Perhaps the best known of those volunteers is Gene Phillips, who recently was awarded the 2006 New Jersey Association for Non-Profit Homes for the Aging Resident of the Year award. An active volunteer and fundraiser during his years as a human resources director for a Manhattan-based corporate firm, Phillips has continued his philanthropic efforts as a Seabrook resident. He has developed more than a dozen volunteer programs that serve his condo community and is in the midst of extending that volunteerism into the Tinton Falls region.
Phillips and his fellow volunteers have created programs within the Seabrook community to do everything from providing assistance to the legally blind to providing toiletries to those residents in nursing care to caring for pets if owners fall ill.
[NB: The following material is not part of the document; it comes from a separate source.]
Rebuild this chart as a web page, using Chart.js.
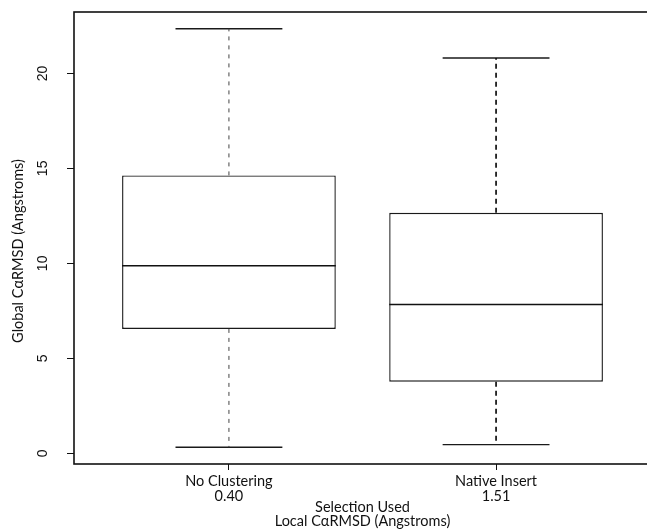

He also has formed a mens' forum to discuss health issues and listen to speakers of interest to older men. Other volunteers work to assist those residents with dementia, providing friendship and support for those struggling through extraordinary circumstances. There are even volunteer wheelchair chauffeurs—all because of the organizational efforts of Phillips and his fellow residents.
"All of the credit goes to the Seabrook community as a whole," Phillips says. "This is a wonderful group of people. Given a subject that touches their heart, they want to help. It couldn't happen without so many terrific people willing to do so much."
Now Phillips and others have begun efforts to reach out to the greater Tinton Falls municipality. After meeting with city officials to determine how best they could use resident manpower and expertise, the first flurries of activity have begun with two retired librarians, who are Seabrook residents joining the advisory board for the town's new library, soon to be under construction. "We are waiting to find out what types of opportunities they have available," Phillips says.
And they are eager to help. "Since [Tinton Falls] is our adoptive community, we want to give back," Phillips adds. "Many of us here have retired from productive lives. Some people might not know exactly what they want to do, but they want to do something. We have a lifetime of experience that is better than anything else we can offer."
Volunteers such as Walker and Phillips and the other residents of Cedar Crest and Seabrook are representative of the philanthropic spirit that inhabits dozens of other New Jersey condo communities. Their accomplishments, whether helping children in need or giving young people a chance to succeed in college or providing food for the hungry, should serve as inspiration for those who have not yet found a way to give back. All it takes is one idea, one goal and the will to make it happen. What better way to be a good neighbor?
Liz Lent is a freelance writer and a frequent contributor to the New Jersey Cooperator.